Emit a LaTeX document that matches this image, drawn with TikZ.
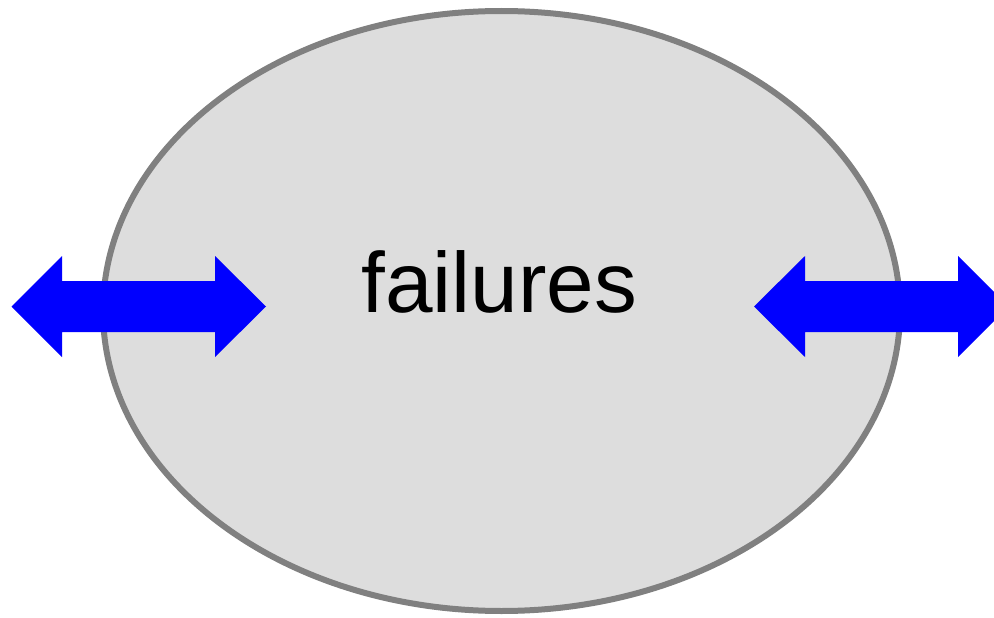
\documentclass[tikz,border=0pt]{standalone}
\usepackage{fontspec}
\setmainfont{Liberation Sans}
\definecolor{ellfill}{HTML}{DDDDDD}
\definecolor{ellline}{HTML}{808080}
\definecolor{arrblue}{HTML}{0000FF}
\tikzset{
  blob/.style={draw=ellline, line width=6pt, fill=ellfill},
  dblarrow/.style={fill=arrblue, draw=none},
  lbl/.style={font=\fontsize{85.5}{100}\selectfont, text=black, anchor=base, inner sep=0pt}
}
\begin{document}
\begin{tikzpicture}[x=1pt,y=-1pt]
\useasboundingbox (0,0) rectangle (994,618);
\clip (0,0) rectangle (994,618);
\fill[white] (0,0) rectangle (994,618);
\draw[blob] (501.5,311) ellipse [x radius=398.5, y radius=300];
\node[lbl] (label) at (499.5,312) {failures};
% left double arrow
\fill[dblarrow] (11.5,306.5) -- (62,256) -- (62,281) -- (215,281) -- (215,256) -- (266,306.5)
  -- (215,357) -- (215,332) -- (62,332) -- (62,357) -- cycle;
% right double arrow (clipped at the right edge)
\fill[dblarrow] (754,306.5) -- (805,256) -- (805,281) -- (958,281) -- (958,256) -- (1008.5,306.5)
  -- (958,357) -- (958,332) -- (805,332) -- (805,357) -- cycle;
\end{tikzpicture}
\end{document}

++++

■ Stated goal ■
Your task is to repeat the data above exactly while excluding the pictures.

■ Worked answer ■
Emit a LaTeX document that matches this image, drawn with TikZ.
\documentclass[tikz,border=0pt]{standalone}
\usepackage{fontspec}
\setmainfont{Liberation Sans}
\definecolor{ellfill}{HTML}{DDDDDD}
\definecolor{ellline}{HTML}{808080}
\definecolor{arrblue}{HTML}{0000FF}
\tikzset{
  blob/.style={draw=ellline, line width=6pt, fill=ellfill},
  dblarrow/.style={fill=arrblue, draw=none},
  lbl/.style={font=\fontsize{85.5}{100}\selectfont, text=black, anchor=base, inner sep=0pt}
}
\begin{document}
\begin{tikzpicture}[x=1pt,y=-1pt]
\useasboundingbox (0,0) rectangle (994,618);
\clip (0,0) rectangle (994,618);
\fill[white] (0,0) rectangle (994,618);
\draw[blob] (501.5,311) ellipse [x radius=398.5, y radius=300];
\node[lbl] (label) at (499.5,312) {failures};
% left double arrow
\fill[dblarrow] (11.5,306.5) -- (62,256) -- (62,281) -- (215,281) -- (215,256) -- (266,306.5)
  -- (215,357) -- (215,332) -- (62,332) -- (62,357) -- cycle;
% right double arrow (clipped at the right edge)
\fill[dblarrow] (754,306.5) -- (805,256) -- (805,281) -- (958,281) -- (958,256) -- (1008.5,306.5)
  -- (958,357) -- (958,332) -- (805,332) -- (805,357) -- cycle;
\end{tikzpicture}
\end{document}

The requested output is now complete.